5 perguntas para Sérgio All, cofundador da Conta Black
Sérgio All transformou um "não" que recebeu do banco em um grande negócio. Fundador da Conta Black, fintech que democratiza acesso a serviços financeiros para pessoas negras e periféricas, ele enfrentou o problema que quer solucionar para empreendedoras e empreendedores.
Depois de mais de duas décadas trabalhando no mercado digital, All teve um pedido de crédito negado por uma grande instituição financeira. Na época, ele liderava a iBeats e a Afrobusiness e percebeu que não era um caso isolado, mas uma regra quando se tratava da maneira como os bancos lidavam com pessoas pretas. No Brasil, black founders têm quatro vezes menos chance de receber financiamento do que brancos.
Foi daí que surgiu a fagulha para criar a Conta Black. Fundada em 2017, a startup já tem 49 mil clientes. Nesta entrevista à Fast Company Brasil, All fala sobre o futuro e sobre sua jornada até aqui.
FC Brasil – Antes de começar a Conta Black, você fundou a agência iBeats e a SOS Games. Em 2009, fundou a ONG Afrobusiness Brasil, para se conectar com afroempreendedores brasileiros. Já com a iBeats consolidada, teve crédito negado algumas vezes no banco. Qual foi o estopim, de fato, para você criar a Conta Black?
Sérgio All – Sempre ouvi da minha mãe que o meu “nome” era a coisa mais importante que eu tinha. Ao abrir minhas empresas, o raciocínio era o mesmo. Acho que o estopim foi o fato de descobrir uma relação de mão única, junto à instituição financeira em que eu tinha conta.

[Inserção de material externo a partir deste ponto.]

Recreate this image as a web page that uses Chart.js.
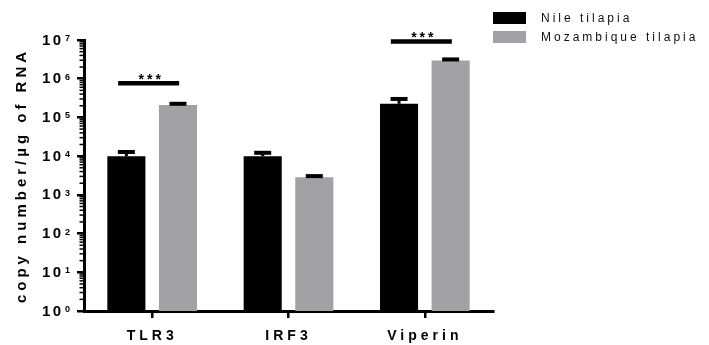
<!DOCTYPE html>
<html>
<head>
<meta charset="utf-8">
<script src="https://cdn.jsdelivr.net/npm/chart.js@4"></script>
<style>
  html, body { margin: 0; padding: 0; background: #fff; }
  #wrap { width: 709px; height: 345px; }
</style>
</head>
<body>
<div id="wrap"><canvas id="myChart"></canvas></div>
<script>
const categories = ['TLR3', 'IRF3', 'Viperin'];
const seriesNames = ['Nile tilapia', 'Mozambique tilapia'];
const nileMean = [1.0e4, 1.0e4, 2.25e5];
const nileUpper = [1.28e4, 1.22e4, 3.0e5];
const mozMean = [2.1e5, 2.85e3, 2.95e6];
const mozUpper = [2.25e5, 3.05e3, 3.15e6];
const yTicks = [1, 1e1, 1e2, 1e3, 1e4, 1e5, 1e6, 1e7];
const sigCategories = ['TLR3', 'Viperin'];
const sigLevels = [7.6e5, 9.2e6];
const sigLabels = ['***', '***'];

const colors = ['#000000', '#a2a1a6'];
const uppers = [nileUpper, mozUpper];
const FONT = '"Liberation Sans", Arial, sans-serif';

// letter spacing for the library's own text (axis labels, title)
const spacing = {
  id: 'spacing',
  beforeDraw(chart) { chart.ctx.letterSpacing = '4px'; },
  beforeDatasetsDraw(chart) { chart.ctx.letterSpacing = '0px'; }
};

const extras = {
  id: 'extras',
  afterDatasetsDraw(chart) {
    const ctx = chart.ctx;
    const y = chart.scales.y;
    ctx.save();
    ctx.strokeStyle = '#000';
    chart.data.datasets.forEach((ds, i) => {
      chart.getDatasetMeta(i).data.forEach((bar, j) => {
        const top = y.getPixelForValue(uppers[i][j]);
        ctx.lineWidth = 3;
        ctx.beginPath();
        ctx.moveTo(bar.x, bar.y);
        ctx.lineTo(bar.x, top);
        ctx.stroke();
        ctx.lineWidth = 4;
        ctx.beginPath();
        ctx.moveTo(bar.x - 8.5, top);
        ctx.lineTo(bar.x + 8.5, top);
        ctx.stroke();
      });
    });
    ctx.restore();
  },
  afterDraw(chart) {
    const ctx = chart.ctx;
    const x = chart.scales.x;
    const y = chart.scales.y;
    ctx.save();
    ctx.fillStyle = '#000';
    ctx.strokeStyle = '#000';

    // minor ticks of the log axis
    ctx.lineWidth = 1.5;
    for (let k = 0; k < 7; k++) {
      for (let m = 2; m <= 9; m++) {
        const py = y.getPixelForValue(m * Math.pow(10, k));
        ctx.beginPath();
        ctx.moveTo(79.5, py);
        ctx.lineTo(83, py);
        ctx.stroke();
      }
    }

    // y tick labels 10^n
    yTicks.forEach(v => {
      const py = y.getPixelForValue(v);
      ctx.letterSpacing = '2.5px';
      ctx.font = 'bold 15px ' + FONT;
      ctx.textAlign = 'left';
      ctx.textBaseline = 'middle';
      ctx.fillText('10', 42, py + 0.5);
      ctx.letterSpacing = '0px';
      ctx.font = 'bold 9px ' + FONT;
      ctx.textBaseline = 'top';
      ctx.fillText(String(Math.round(Math.log10(v))), 65, py - 6);
    });

    // significance bars
    sigCategories.forEach((c, i) => {
      const cx = x.getPixelForValue(categories.indexOf(c));
      const py = y.getPixelForValue(sigLevels[i]);
      ctx.lineWidth = 4.5;
      ctx.beginPath();
      ctx.moveTo(cx - 34, py);
      ctx.lineTo(cx + 27, py);
      ctx.stroke();
      ctx.letterSpacing = '3px';
      ctx.font = 'bold 14px ' + FONT;
      ctx.textAlign = 'center';
      ctx.textBaseline = 'alphabetic';
      ctx.fillText(sigLabels[i], cx - 1, py + 1);
    });

    // legend
    ctx.letterSpacing = '3px';
    ctx.font = '12px ' + FONT;
    ctx.textAlign = 'left';
    ctx.textBaseline = 'middle';
    seriesNames.forEach((name, i) => {
      const ly = 18 + i * 19;
      ctx.fillStyle = colors[i];
      ctx.fillRect(493, ly - 6, 33, 12);
      ctx.fillStyle = '#111';
      ctx.fillText(name, 541, ly + 0.5);
    });
    ctx.restore();
  }
};

new Chart(document.getElementById('myChart'), {
  type: 'bar',
  data: {
    labels: categories,
    datasets: [
      { label: seriesNames[0], data: nileMean, backgroundColor: colors[0] },
      { label: seriesNames[1], data: mozMean, backgroundColor: colors[1] }
    ]
  },
  options: {
    responsive: true,
    maintainAspectRatio: false,
    animation: false,
    categoryPercentage: 0.757,
    barPercentage: 0.738,
    layout: { padding: { top: 40, right: 216, bottom: 0, left: 0 } },
    plugins: {
      legend: { display: false },
      tooltip: { enabled: false }
    },
    scales: {
      x: {
        grid: { display: true, drawOnChartArea: false, offset: false, tickLength: 7, lineWidth: 2.5, color: '#000' },
        border: { display: true, width: 3, color: '#000' },
        ticks: { color: '#000', padding: 10, font: { family: FONT, size: 14, weight: 'bold' } },
        afterFit: s => { s.height = 34; }
      },
      y: {
        type: 'logarithmic',
        min: 1,
        max: 1e7,
        grid: { display: true, drawOnChartArea: false, tickLength: 7, lineWidth: 2.5, color: '#000' },
        border: { display: true, width: 3, color: '#000' },
        ticks: { display: false },
        afterBuildTicks: s => { s.ticks = yTicks.map(v => ({ value: v })); },
        title: {
          display: true,
          text: 'copy number/µg of RNA',
          color: '#000',
          padding: { top: 13, bottom: 0 },
          font: { family: FONT, size: 15, weight: 'bold' }
        },
        afterFit: s => { s.width = 84; }
      }
    }
  },
  plugins: [spacing, extras]
});
</script>
</body>
</html>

Consumia os produtos, muitas vezes para “ajudar” o meu gerente e, quando precisei, levei um sonoro “não”. Saí daquele banco prometendo que faria o máximo para que outras pessoas como eu não passassem por isso. Entre esse fatídico dia e o lançamento da Conta Black, alguns longos anos se passaram.
FC Brasil – Um dos objetivos da Conta Black é não só liberar o crédito, mas promover a educação financeira da população negra. Como vocês medem o sucesso disso? O que mudou de 2018 para cá?
Sérgio All – Sim, queremos que a informação seja democratizada. Nossa grande meta é que as pessoas tenham uma boa relação com a instituição, com muita transparência e proximidade.
Em uma pesquisa com um grupo de clientes, para o desenvolvimento de um produto de crédito, a palavra que mais ouvimos foi “medo”. É muito triste ver que alguns negócios não vão para outros patamares porque os donos têm medo de solicitar crédito.
Isso só acontece porque não há transparência e há pouca informação. Nós mensuramos a partir do alcance da informação que passamos.
FC Brasil – De acordo com o Banco Internacional de Desenvolvimento, o empreendedor negro tem crédito quatro vezes mais negado do que para pessoas brancas. Pesquisa do Instituto Locomotiva mostra que 82% dos empreendedores negros brasileiros não têm CNPJ e, embora movimentem bilhões em renda, estão excluídos de espaços formais de crédito. De quais formas a Conta Black usa tecnologia para reverter esse cenário?
Sérgio All – Como Conta Black, diversificamos as formas de análise. A maioria das instituições utiliza os mesmos critérios de análise, em um formato que dá preferência ao passado e não à capacidade futura de pagamento. Nós olhamos para o futuro.
FC Brasil – Até hoje, os e-mails do “fale conosco” da Conta Black são endereçados ao fundador do banco. Você ainda lê essas mensagens? O que aprendeu sobre o seu negócio a partir dessa conexão direta com os clientes?
Sérgio All – Sim, ainda leio, separo um tempo semanalmente na minha rotina para fazer isso. E acredito que lá temos muita informação. Gosto de pensar que uma pessoa que usa seu tempo para escrever é porque realmente está preocupada com a empresa. Valorizo muito cada um dos feedbacks. Tanto que de lá saíram várias ideias de produtos e melhorias na jornada.
FC Brasil – Como o lugar de onde você veio impacta na construção do negócio?
Sergio All – Nasci e cresci na periferia de São Paulo. Lá as pessoas estão “acostumadas” a não serem ouvidas e serem negligenciadas. Quando crio um negócio que tem como objetivo olhar para lá, acabo trazendo várias experiências que vivenciei para essa construção.
O mais triste é que, apesar do advento da tecnologia, muitos dos desafios que passei há 10, 15 anos, ainda são os mesmos.